In een ander boek, Reinventing the Wheel, gaat Hershock in op de rol van moderne techniek. Die is volgens hem niet goed, want hij leidt tot onafhankelijkheid en controle. Tot zover geen nieuws sinds de Club van Rome, en zeker geen origineel standpunt van Hershock. Vervolgens poneert hij meditatie als oplossing. Een prijzenswaardig betoog voor zover hij een eind wil aan bezitsdrang en ego-gedreven activiteit, wel een beetje hippie. En meditatie als oplossing voor wat dan ook lijkt me niet zonder haken en ogen en uiteindelijk beside the point. Zen als sociale specie, liever niet. Dat is oneigenlijk gebruik en bovendien een hachelijke onderneming, mede gezien de geschiedenis.

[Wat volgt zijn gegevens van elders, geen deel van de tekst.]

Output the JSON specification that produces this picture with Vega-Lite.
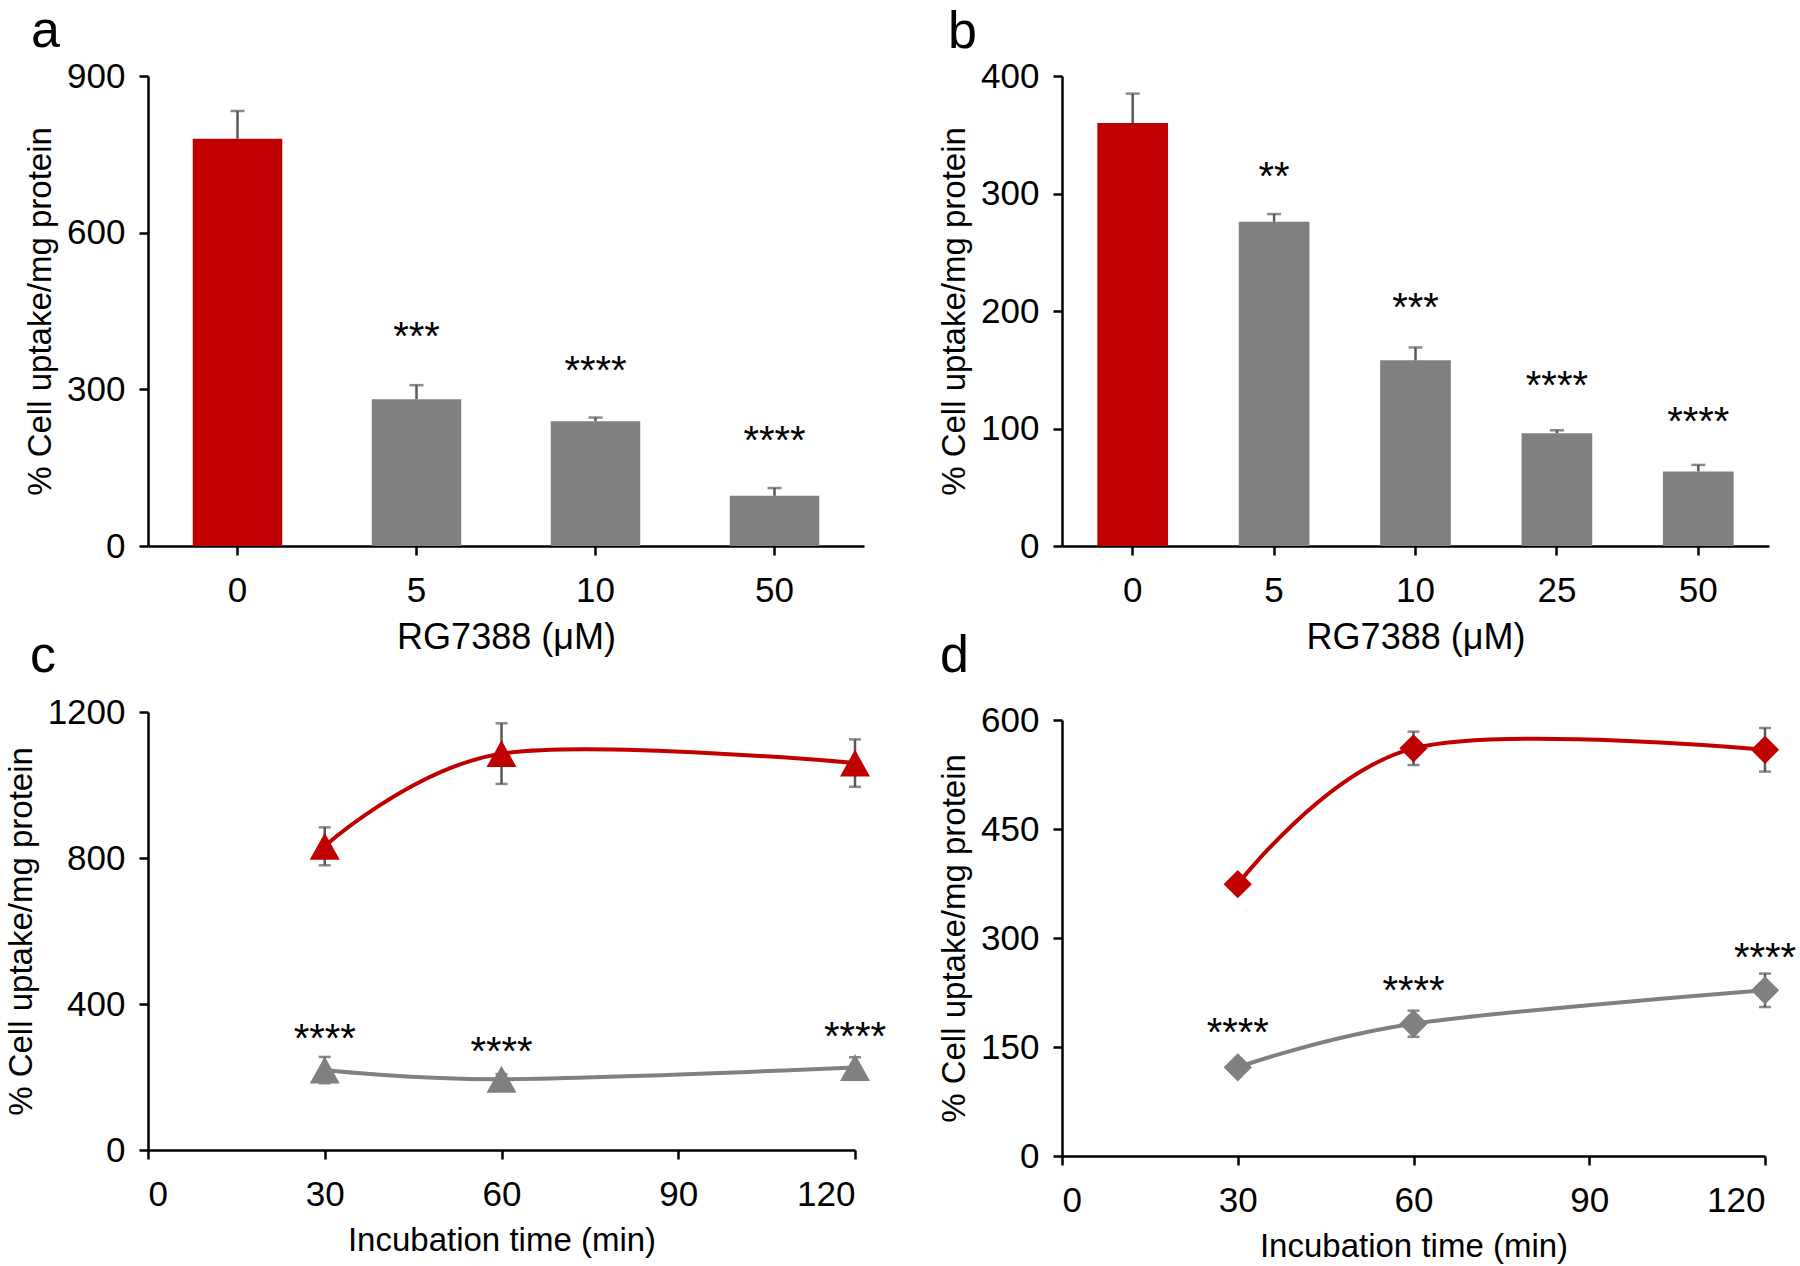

Op p. 5 tot 7 van datzelfde boek presenteert Hershock een voorbeeld van hoe een Amerikaanse en Japanse moeder omgaan met een kind dat een bal weggooit. Een volkomen arbitrair voorbeeld waarmee Hershock de Japanse opvoeding idealiseert ten opzichte van de Amerikaanse. Ik vraag me af of je dat kunt volhouden. Japanse kinderen hebben andere neuroses, de Japanse samenleving zeker.
Hier analyseert Hershock het boek Seeing through Zen van McRae. Hij zegt goede dingen over het verschil tussen feitelijke (historische) juistheid en ‘religieuze’ waarde van zenteksten over zencommunicatie, mondo en koan, hoewel het koandiscours in de breedte (dus los van de puntige stukjes, ik bedoel hier bijvoorbeeld de Rinzairoku) volgens mij ook gezien kan worden als onderdeel van de hagiografie van een leraar en daarom naast inspiratie ook tot misleiding kan leiden. Voor mij in ieder geval wel. Het lijkt erop dat Hershock zijn ‘zen-dingetje’ aan ’t beschermen is, de warme romantiek van de ‘intimacy’.
Nog eens een willekeurige pagina van Liberating Intimacy, het boek zou beter worden tegen het eind. Hershock zegt op p. 172 over de shock-therapie van zenmeesters om leerlingen te laten doorbreken:
‘Although we lose our naiveté about the relationship of ‘self’ and practice in achieving even momentary concourse with an enlightened master, fully entering the bodhisattva life involves our being able to bring about such concourse with all beings at all times in all situations.’
In feite klopt dit – het gaat uiteindelijk om wat je doet, niet om je ‘inzicht’, wat dat ook betekent. Maar aan Hershocks betoog lijkt een ideaalbeeld ten grondslag te liggen, zowel van de ‘verlichte meester’ als van het eindresultaat van beoefening. Even verderop, op pagina 173, zegt hij:
‘We recognize that it is our own ‘selves’ which interrupt the concourse by means of which our world is transformed into the undivided Suchness of a pure Buddha-land.’
Een licht calvinistische twist (‘wij zijn schuldig en zondig, ons ‘zelf’ is slecht’) en wéér die ongebreidelde idealisering.
Zenmeesters en verlichten zijn de helden in Hershock’s sprookje. Hershock lijkt niet in staat uit dat paradigma te stappen. Daardoor schrijft hij, hoewel hij wetenschapper is, in feite niet meer dan een devotionele tekst over zenbeoefening, gebaseerd op een ideaalbeeld. Een valse start die het boek diskwalificeert, nog los van zijn benadering van onderlinge afhankelijkheid als het doel van boeddhistische beoefening en het summum van realisatie.